These three categories of stories serve not only as a taxonomy of insights into the cosmos, but also as a guide to understanding our place within it.  He notes that any story which purports to address the universe is, by definition, incomplete if it does not address the human person.  In this he echoes Teilhard, Paul Davies, Jonathan Sacks and Richard Rohr, all of whom we have met previously.

The ‘Archaenomic’ Story

We have looked in some detail at the story which mainstream science tells, particularly at how science, so obviously adept in building technology and increasing our creature comforts, seems to be marking time at the phenomenon of the human person.  In Haught’s telling, and in implicit agreement with Davies and Teilhard,

“The obvious fact of emergence- the arrival of unpredictable new organizational principles and patterns in nature- continues to elude human inquiry as long as it follows archaeonomic naturalism in reducing what is later-and-more in the cosmic process to what is earlier-and-simpler.   A materialist reading of nature leads our minds back down the corridor of cosmic time to a state of original subatomic dispersal- that is to a condition of physical de-coherence.”

And, recognizing this ‘corridor’ as Teilhard’s ‘axis of evolution’, he goes on to say

“Running silently through the heart of matter, a series of events that would flower into ‘subjectivity’ (eg consciousness aware of itself) has been part of the universe from the start.  So hidden is this interior side of the cosmos from public examination that scientists and philosophers with materialist leanings usually claim it has no real existence.”  (Parentheses mine)

   He goes on to comment how such an ‘archaeonomic’ story fails to address the very human characteristics that have emerged in evolution:

“…how little illumination materialistic readings of nature have shed not only on religion but also on life, mind, morality and other emergent phenomena.”

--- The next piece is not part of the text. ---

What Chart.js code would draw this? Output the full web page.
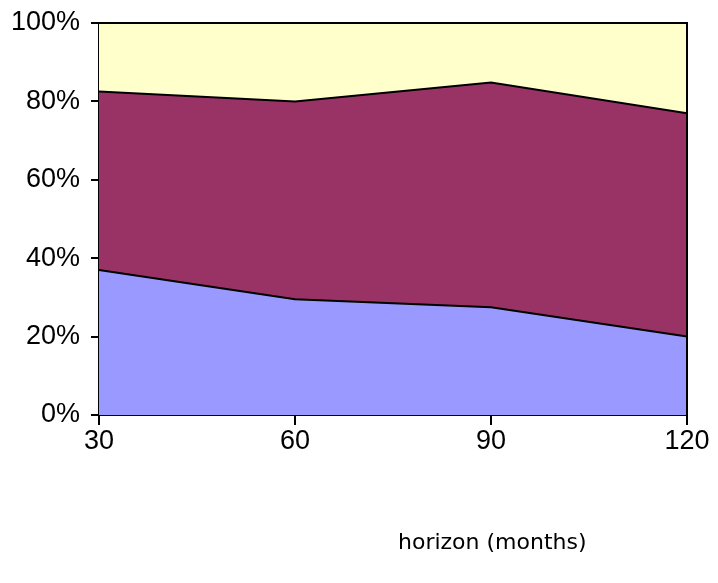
<!DOCTYPE html>
<html>
<head>
<meta charset="utf-8">
<script src="https://cdn.jsdelivr.net/npm/chart.js@4/dist/chart.umd.min.js"></script>
<style>
    html, body { margin: 0; padding: 0; background: #fff; }
    #wrap { width: 718px; height: 583px; position: relative; }
</style>
</head>
<body>
<div id="wrap"><canvas id="areaChart"></canvas></div>
<script>
// horizon in months
const horizons = ['30', '60', '90', '120'];
// shares per horizon, in percent (stacked to 100)
const lowerShare = [37, 29.5, 27.5, 20];
const middleShare = [45.5, 50.5, 57.3, 57];
const upperShare = [17.5, 20, 15.2, 23];
const yTicks = [0, 20, 40, 60, 80, 100];
const xTitle = 'horizon (months)';

const tickFont = { family: "'Liberation Sans', Arial, sans-serif", size: 27 };

// frame on top and right side + axis title placed like the original
const framePlugin = {
    id: 'frame',
    afterDatasetsDraw(chart) {
        const { ctx, chartArea } = chart;
        ctx.save();
        ctx.strokeStyle = '#000';
        ctx.lineWidth = 2;
        ctx.beginPath();
        ctx.moveTo(chartArea.left, chartArea.top);
        ctx.lineTo(chartArea.right, chartArea.top);
        ctx.lineTo(chartArea.right, chartArea.bottom);
        ctx.stroke();
        ctx.restore();
    },
    afterDraw(chart) {
        const { ctx } = chart;
        ctx.save();
        ctx.fillStyle = '#000';
        ctx.font = "22px 'DejaVu Sans', sans-serif";
        ctx.textAlign = 'left';
        ctx.textBaseline = 'middle';
        ctx.fillText(xTitle, 398, 543);
        ctx.restore();
    },
};

new Chart(document.getElementById('areaChart'), {
    type: 'line',
    data: {
        labels: horizons,
        datasets: [
            {
                label: 'lower',
                data: lowerShare,
                backgroundColor: '#9999FF',
                borderColor: '#000',
                borderWidth: 2,
                fill: 'origin',
            },
            {
                label: 'middle',
                data: middleShare,
                backgroundColor: '#993366',
                borderColor: '#000',
                borderWidth: 2,
                fill: '-1',
            },
            {
                label: 'upper',
                data: upperShare,
                backgroundColor: '#FFFFCC',
                borderColor: '#000',
                borderWidth: 2,
                fill: '-1',
            },
        ],
    },
    options: {
        responsive: true,
        maintainAspectRatio: false,
        animation: false,
        layout: { padding: { left: 0, right: 31, top: 23, bottom: 0 } },
        elements: { point: { radius: 0 }, line: { tension: 0 } },
        plugins: {
            legend: { display: false },
            tooltip: { enabled: false },
        },
        scales: {
            x: {
                type: 'category',
                offset: false,
                grid: { drawOnChartArea: false, color: '#000', tickLength: 10, lineWidth: 2 },
                border: { color: '#000', width: 2 },
                ticks: { color: '#000', font: tickFont, padding: 0, maxRotation: 0 },
                afterFit: (scale) => {
                    scale.height = 168;
                    scale.paddingLeft = 0;
                    scale.paddingRight = 0;
                },
            },
            y: {
                stacked: true,
                min: 0,
                max: 100,
                afterBuildTicks: (scale) => { scale.ticks = yTicks.map((v) => ({ value: v })); },
                grid: { drawOnChartArea: false, color: '#000', tickLength: 8, lineWidth: 2 },
                border: { color: '#000', width: 2 },
                ticks: { color: '#000', font: tickFont, padding: 11, callback: (v) => v + '%' },
                afterFit: (scale) => {
                    scale.width = 99;
                    scale.paddingTop = 0;
                    scale.paddingBottom = 0;
                },
            },
        },
    },
    plugins: [framePlugin],
});
</script>
</body>
</html>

And, I would add, how little illumination on human happiness.
Not only, as he notes, does the archaeonomic perspective fall short of addressing these very human manifestations of life, but adds a dystopian outlook as well:

“The typical scientific materialist…takes decay to be finally inevitable because the totality of being is destined by what-has-been to end up in a state of elemental, lifeless disintegration.”

He sees this pessimistic perspective as one which ignores the very basis of science: that of evolution:

“(Science) professes to be highly empirical and realistic, but leaves out of its survey of nature the fact that the cosmos is still in the process of becoming.  …the fullness of being, truth and meaning are still rising on the horizon.”

The ‘Analogic’ Story

He is neither sparing of the traditional religious story.
“Analogy has appealed to religious people for centuries, but it remains intellectually plausible only so long as the universe is taken to be immobile.”
He proposes Teilhard’s method of making sense of religion by putting it into the context of evolution:

“Once we realize that nature is a gradually unfolding narrative, we cannot help noticing that more is indeed coming into the story out of less over the course of time, and that it does so without miraculous interruptions and without disturbing invariant physical and chemical principles.  It is intellectually plausible only as long as the universe is taken to be immobile.  The wrongness in religion is a signal that the universe is still far from being fully actualized.”

Next Week

This week we took another look at the human enterprises of science and religion, this time from the insights of John Haught.  In doing so we saw that even though both have played a critical part in the evolution of human society, and in understanding our individual lives, neither perspective is without need of further evolution if the whole of universal existence, and our part in it, is to be better understood.
Next week we will see how Haught sees a path to synergy of both systems that can facilitate such a journey.  In addition to these two ‘stories’, he also sees a third story as slowly emerging today as we learn more about the universe and become increasingly dissatisfied with traditional religion.  He titles this third ‘story’, “anticipation”.
These three categories of stories serve not only as a taxonomy of insights into the cosmos, but also as a guide to understanding our place within it.  In this endeavor Haught echoes Teilhard, Paul Davies, Jonathan Sacks and Richard Rohr.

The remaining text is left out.